J’ai peu vu les grands, mais je les ai entrevus. Tout homme a de l’orgueil, je le sais ; mais le leur est ordinairement en raison de leur crédit & de leur puissance ; ils savent très-bien qu’ils peuvent blesser impunément, & ils usent volontiers de ce privilege ; ils se font une espece de devoir de mépriser tout ce qui n’est pas eux ; le génie & la vertu les offusquent & les molestent ; & ils voudroient ridiculiser la vertu & le génie, non par jalousie, mais par haine, parce qu’ils mettent sans cesse leur fortune & leur rang à la place des distinctions réelles, qui sont les talens & les vertus : c’est sous ce bouclier qu’ils se dérobent aux engagemens les plus sacrés. Leur air de bonté n’est ordinairement qu’un piege, ou qu’un orgueil plus fin ou plus raisonné. Leurs bienfaits sont disposés de maniere à inviter à l’ingratitude. Leur jargon brillant, leurs manieres polies ne peuvent en imposer qu’aux hommes inexpérimentés ; il est aisé de les juger, & de voir qu’ils ont ordinairement de petites ames fort vaines, fort étroites, & des cerveaux sans lumieres utiles : ils dévorent la patrie, & ne la servent pas ; ils ne savent guere qu’intriguer pour faire le mal, ruser à la cour, & tromper les petits à l’appât de leurs promesses[1].

Malheur à qui y croit ! Il perd ses belles années. Il faut aller voir quelquefois les grands, disoit la Bruyere, non pour eux, mais pour les hommes d’esprit & de mérite qu’on rencontre auprès d’eux.

Soyez sûr que les grands feront toujours parade de leur opulence, chercheront à l’enfler, ne diront jamais c’est assez, & voudront humilier ceux qui vivent de travaux plus honorables & plus utiles que les leurs. Un ministre parlant un jour avec dédain de ceux, disoit-il, qui écrivent pouf de l’argent (c’étoit, malheureusement pour lui, devant J. J. Rousseau). Et votre excellence pourquoi chiffre-t-elle ? Telle fut la réponse modeste du philosophe.
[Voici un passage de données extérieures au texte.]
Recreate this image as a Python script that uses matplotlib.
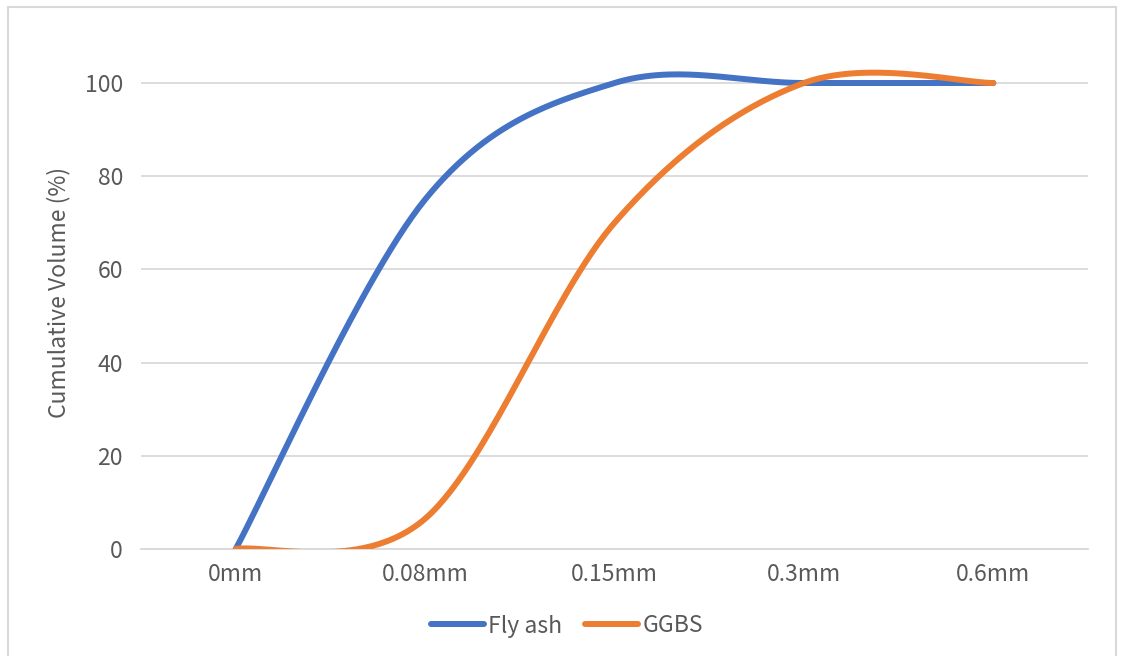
import numpy as np
import matplotlib.pyplot as plt
from matplotlib.lines import Line2D
from matplotlib.patches import Rectangle

plt.rcParams['font.family'] = ['Noto Sans CJK SC', 'DejaVu Sans']
plt.rcParams['font.weight'] = 'light'

sizes = ['0mm', '0.08mm', '0.15mm', '0.3mm', '0.6mm']
fly_ash = [0, 75, 100, 100, 100]
ggbs = [0, 6.5, 70, 100, 100]

BLUE = '#4472c4'
ORANGE = '#ed7d31'
GREY = '#595959'


def smooth(y, steps=60):
    # cubic bezier through the points, spreadsheet style smoothing
    x = np.arange(len(y), dtype=float)
    y = np.asarray(y, dtype=float)
    pts = np.column_stack([x, y])
    n = len(pts)
    out = []
    for i in range(n - 1):
        p0 = pts[i]
        p3 = pts[i + 1]
        prev = pts[i - 1] if i > 0 else pts[i]
        nxt = pts[i + 2] if i + 2 < n else pts[i + 1]
        p1 = p0 + (p3 - prev) / 6
        p2 = p3 - (nxt - p0) / 6
        t = np.linspace(0, 1, steps)[:, None]
        seg = ((1 - t) ** 3 * p0 + 3 * (1 - t) ** 2 * t * p1
               + 3 * (1 - t) * t ** 2 * p2 + t ** 3 * p3)
        out.append(seg if i == 0 else seg[1:])
    out = np.vstack(out)
    return out[:, 0], out[:, 1]


fig = plt.figure(figsize=(11.23, 6.56), dpi=100)
W, H = 1123, 656
ax = fig.add_axes([141 / W, 1 - 549 / H, (1088 - 141) / W, (549 - 36.4) / H])

for vals, col, name in [(fly_ash, BLUE, 'Fly ash'), (ggbs, ORANGE, 'GGBS')]:
    sx, sy = smooth(vals)
    ax.plot(sx, sy, color=col, lw=4.3, solid_capstyle='round',
            solid_joinstyle='round', label=name, zorder=3)

ax.set_xlim(-0.5, len(sizes) - 0.5)
ax.set_ylim(0, 110)
ax.set_xticks(range(len(sizes)))
ax.set_xticklabels(sizes)
ax.set_yticks(range(0, 101, 20))
ax.yaxis.grid(True, color='#d9d9d9', lw=1.3)
ax.set_axisbelow(True)
for s in ['top', 'right', 'left']:
    ax.spines[s].set_visible(False)
ax.spines['bottom'].set_color('#d9d9d9')
ax.spines['bottom'].set_linewidth(1.3)
ax.tick_params(length=0, labelsize=16.5, colors=GREY)
ax.tick_params(axis='y', pad=13)
ax.tick_params(axis='x', pad=10)
ax.set_ylabel('Cumulative Volume (%)', fontsize=16.5, color=GREY, labelpad=10)

handles = [Line2D([], [], color=BLUE, lw=4.3, solid_capstyle='round'),
           Line2D([], [], color=ORANGE, lw=4.3, solid_capstyle='round')]
fig.legend(handles, ['Fly ash', 'GGBS'], loc='center', ncol=2,
           bbox_to_anchor=(567 / W, 1 - 626 / H), frameon=False,
           fontsize=16.5, labelcolor=GREY, handlelength=2.3,
           handletextpad=0.2, columnspacing=1.0)

fig.patches.append(Rectangle((8 / W, -0.01), (1116 - 8) / W, 1.01 - 7 / H,
                             transform=fig.transFigure, fill=False,
                             edgecolor='#d9d9d9', lw=1.5))

fig.savefig('out.png', dpi=100)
La société se ressemble parfaitement par les deux bouts ; voici à ce sujet, ami lecteur, une petite fable qu’il faut que je vous dise. J’ai oublié le nom de son auteur.

Les Échelons.

Par-tout où l’on est plus de deux,
On vit rarement sans querelle.

Les échelons d’une superbe échelle
Un jour prirent dispute entr’eux
Sur le rang & sur la naissance.
Le plus élevé prétendoit
Sur tous avoir la préférence.
Pour le prouver, il péroroit.
« Entre nous, disoit-il, il est trop de distance :
» D’ailleurs chacun de vous en sa place arrêté,
» Ne détruit-il pas le systême
» De cette belle égalité
» Que condamne la raison même ?
— » Mais, dit l’un d’eux, nous sommes tous de bois ;
» Et le hasard nous plaça tous, je pense.
— » D’accord ; mais placés une fois,
» On admit la prééminence.
» Le tems a consacré ce qu’a fait le hasard.
» Pour renverser l’ordre ordinaire,
» Vous êtes venus un peu tard.
» Vils échelons, apprenez à vous taire. »
Outré de ce discours qu’il ne soupçonnoit pas,
Un philosophe alors s’empara de l’échelle ;
Et la plaçant de haut en bas,
Changea les rangs & finit la querelle.

  1. Quelqu’un a fait ces vers :

    Je suis depuis long-tems à la derniere place
    Je n’en suis ni fâché, ni surpris, ni confus.
    Si je n’ai pas reçu la plus légere grace,
    Je n’ai point essuyé la honte d’un refus.